Après avoir longtemps privilégié pour compagnon de route l’imprécateur Thomas Bernhard dont il a monté avec brio sept textes, Lupa délivre avec Kafka une vision du monde plus sombre et pessimiste encore. Il fait entendre le mauvais pressentiment d’un inéluctable déclin du monde à venir. Les conditions dans lesquelles il a monté sa pièce sont forcément en cause. La nomination surprise de Cezary Morawski au théâtre Polski de Wroclaw – fleuron de l’avant-garde – a résolu l’artiste a suspendre les répétitions et quitter les lieux à la fin de l’été 2016 en signe fort de protestation face à la menace que représente le gouvernement ultranationaliste sur la culture et la pensée. Preuve que l’art est indestructible, Le Procès a finalement été créé à Varsovie où la troupe de Lupa a reçu le soutient de plusieurs institutions, notamment du Nowy Théâtre devenu le producteur principal du spectacle. Il est présenté en première française au Printemps des comédiens de Montpellier avant le Festival d’Automne à Paris.
Justement la pièce pointe la corruption des autorités arbitraires qui écrivent, modifient et appliquent des lois liberticides qui ne profitent qu’à elles-même au mépris de l’individu dévasté. Lupa évoque avec Kafka l’état critique de son propre pays, la Pologne, et plus largement des sociétés occidentales. Il n’y a pas d’issue : tout le monde est coupable. Réduits au silence et à l’enfermement, les acteurs se présentent rangés en ligne à l’avant-scène la bouche bâillonnée par un gros scotch noir. La diatribe contre le système et le pouvoir est puissante, féroce, même diluée dans cinq longues et éprouvantes heures qui plongent le spectateur dans une sidérante et suffocante désespérance.
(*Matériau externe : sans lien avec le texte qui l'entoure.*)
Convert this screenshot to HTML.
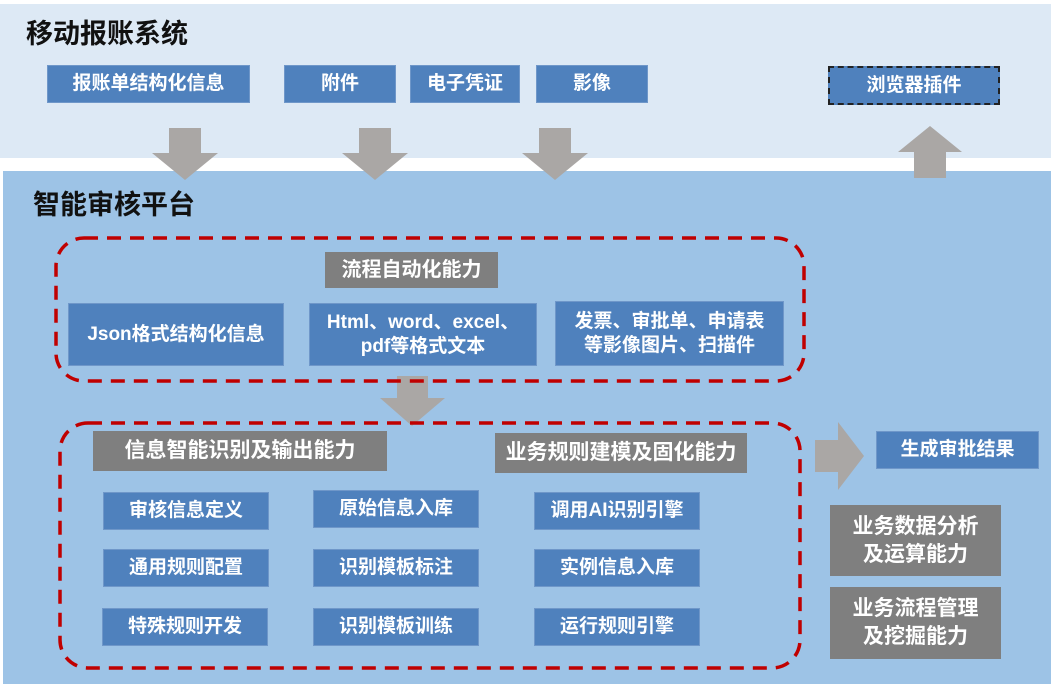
<!DOCTYPE html>
<html><head><meta charset="utf-8"><style>
body{margin:0;width:1051px;height:684px;position:relative;overflow:hidden;background:#fff;font-family:"Liberation Sans","Noto Sans CJK SC",sans-serif;font-weight:bold}
.a{position:absolute}
.b{position:absolute;background:#4f81bd;color:#fff;display:flex;align-items:center;justify-content:center;text-align:center;font-size:19px;line-height:24px;border:1px solid #6f97c9;box-sizing:border-box}
.g{position:absolute;background:#7f7f7f;color:#fff;display:flex;align-items:center;justify-content:center;text-align:center;font-size:21px;line-height:28px;box-sizing:border-box}
.t{position:absolute;font-size:27px;color:#111}
</style></head><body>
<div class="a" style="left:0;top:4px;width:1051px;height:154px;background:#dde9f5"></div>
<div class="a" style="left:3px;top:171px;width:1048px;height:513px;background:#9dc3e6"></div>
<div class="t" style="left:26px;top:12px">移动报账系统</div>
<div class="t" style="left:33px;top:183px">智能审核平台</div>
<div class="b" style="left:47px;top:65px;width:203px;height:38px">报账单结构化信息</div>
<div class="b" style="left:284px;top:65px;width:112px;height:38px">附件</div>
<div class="b" style="left:410px;top:65px;width:110px;height:38px">电子凭证</div>
<div class="b" style="left:536px;top:65px;width:112px;height:38px">影像</div>
<div class="b" style="left:828px;top:66px;width:172px;height:39px;border:2px dashed #222">浏览器插件</div>
<svg class="a" style="left:0;top:0" width="1051" height="684">
<g fill="#aaa7a5">
<polygon points="169,128 201,128 201,153 218,153 185,180 152,153 169,153"/>
<polygon points="359,128 391,128 391,153 408,153 375,180 342,153 359,153"/>
<polygon points="539,128 571,128 571,153 588,153 555,180 522,153 539,153"/>
<polygon points="914,178 946,178 946,152 962,152 930,126 898,152 914,152"/>
<polygon points="397,376 428,376 428,398 445,398 412,426 380,398 397,398"/>
<polygon points="815,440 838,440 838,422 864,456 838,490 838,472 815,472"/>
</g>
<rect x="56" y="238" width="748" height="143" rx="28" fill="none" stroke="#c00000" stroke-width="3.5" stroke-dasharray="14,9"/>
<rect x="60" y="423" width="740" height="245" rx="28" fill="none" stroke="#c00000" stroke-width="3.5" stroke-dasharray="14,9"/>
</svg>
<div class="g" style="left:325px;top:252px;width:173px;height:36px;font-size:20px">流程自动化能力</div>
<div class="b" style="left:68px;top:303px;width:216px;height:63px">Json格式结构化信息</div>
<div class="b" style="left:309px;top:303px;width:228px;height:63px">Html、word、excel、<br>pdf等格式文本</div>
<div class="b" style="left:555px;top:301px;width:229px;height:65px">发票、审批单、申请表<br>等影像图片、扫描件</div>
<div class="g" style="left:93px;top:431px;width:294px;height:40px">信息智能识别及输出能力</div>
<div class="g" style="left:495px;top:433px;width:252px;height:40px">业务规则建模及固化能力</div>
<div class="b" style="left:103px;top:492px;width:166px;height:38px">审核信息定义</div>
<div class="b" style="left:313px;top:490px;width:166px;height:38px">原始信息入库</div>
<div class="b" style="left:534px;top:492px;width:166px;height:38px">调用AI识别引擎</div>
<div class="b" style="left:103px;top:549px;width:166px;height:38px">通用规则配置</div>
<div class="b" style="left:313px;top:549px;width:166px;height:38px">识别模板标注</div>
<div class="b" style="left:534px;top:549px;width:166px;height:38px">实例信息入库</div>
<div class="b" style="left:102px;top:608px;width:166px;height:38px">特殊规则开发</div>
<div class="b" style="left:313px;top:608px;width:166px;height:38px">识别模板训练</div>
<div class="b" style="left:534px;top:608px;width:166px;height:38px">运行规则引擎</div>
<div class="b" style="left:876px;top:431px;width:163px;height:38px">生成审批结果</div>
<div class="g" style="left:830px;top:505px;width:171px;height:71px">业务数据分析<br>及运算能力</div>
<div class="g" style="left:830px;top:587px;width:171px;height:72px">业务流程管理<br>及挖掘能力</div>
</body></html>
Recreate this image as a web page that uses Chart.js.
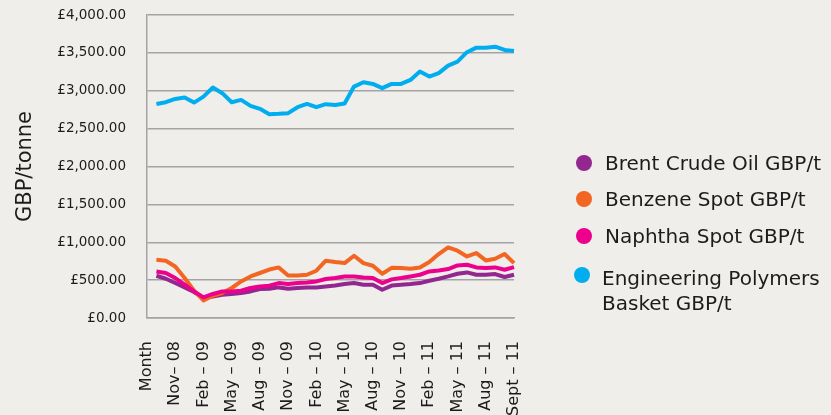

Christophe Candoni – www.sceneweb.fr
Le procès
d’après Franz Kafka
Traduction : Jakub Ekier
Mise en scène, adaptation, décors, lumières : Krystian Lupa
Costumes : Piotr Skiba
Musique : Bogumil Misala
Vidéo, coopération à la réalisation des éclairages : Bartosz Nalazek
Animations : Kamil Polak
Maquillage et coiffure : Monika Kaleta
Avec : Bozena Baranowska, Maciej Charyton/ Bartosz Bielenia, Malgorzata Gorol, Anna Ilczuk, Mikolaj Jodlinski, Andrzej Klak, Dariusz Maj, Michal Opalinski, Marcin Pempus, Halina Rasiakowna, Piotr Skiba, Ewa Skibinska, Adam Szczyszczaj, Andrzej Szeremeta, Wojciech Ziemianski, Marta Zieba, Ewelina Zak
Photos : Magda Hueckel
Producteur principal : Nowy Teatr | Producteurs : Studio teatrgaleria ; Teatr Powszechny ; TR Warszawa ; Le Quai Centre Dramatique National Angers Pays de la Loire | Coproducteurs Kunstenfestivaldesarts, Bruxelles ; Printemps des Comédiens, Montpellier ; Odéon-Théâtre de l’Europe, Paris ; Festival d’Automne à Paris ; La Filature, Scène nationale – Mulhouse; Théâtre du Nord, Lille ; La rose des vents – Scène nationale Lille Métropole Villeneuve-d’Ascq ; HELLERAU – Europäisches Zentrum der Künste Dresden ; Onassis Cultural Centre-Athens | Partenaire Teatr Polski w Podziemiu | Avec le soutien de la ville de Varsovie (Miasto Stołeczne Warszawa)
Spectacle en Polonais surtitré en FrançaisDurée 5h (avec 2 entractes)
Première française
Printemps des Comédiens 2018
THÉÂTRE JC CARRIÈRE
1 juin à 19 h 00
2 juin à 15 h 00Odéon dans le cadre du Festival d’Automne
20 – 30 septembre 2018
J’ai rarement vu un spectacle aussi ennuyeux de toute ma vie. Il cumule tous les pires clichés du théâtre contemporain : durée (5 heures !!!), intellectualisation à outrance, décor blafard, silences psychologiques à deux balles et, bien évidemment, acteurs et actrices nu-e-s. Je ne comprends pas l’engouement unanime de la critique sur un spectacle aussi mauvais et aussi chiant ! C’est du foutage de gueule (si au moins on avait quelque chose à faire de ce qui se passe sur scène…)
Je suis d’accord Isobel. C’est le ressassement bien souvent peu compréhensible, au sens propre puisqu’une partie des dialogues n’est pas traduit, d’un personnage qui erre dans une bulle de vide, accompagné d’une musique qui n’a rien à voir avec le texte. Je vais relire « Le procès », ce sera beaucoup plus satisfaisant.
Tellement d’accord ; tous les clichés du théâtre contemporaines, alternance de silences et de vociférations, vidéos et musique qui n’ont rien à voir avec le récit, tout comme les nus utilisés à outrance, même s’il y a bien une dimension sexuelle dans le procès. Quelques rares passages intéressants sur la politique et l’apparition de Max Brod dans le second tableau. A part ça ennui et fatigue. Mieux vaut relire le texte et voir le film de Orson Welles.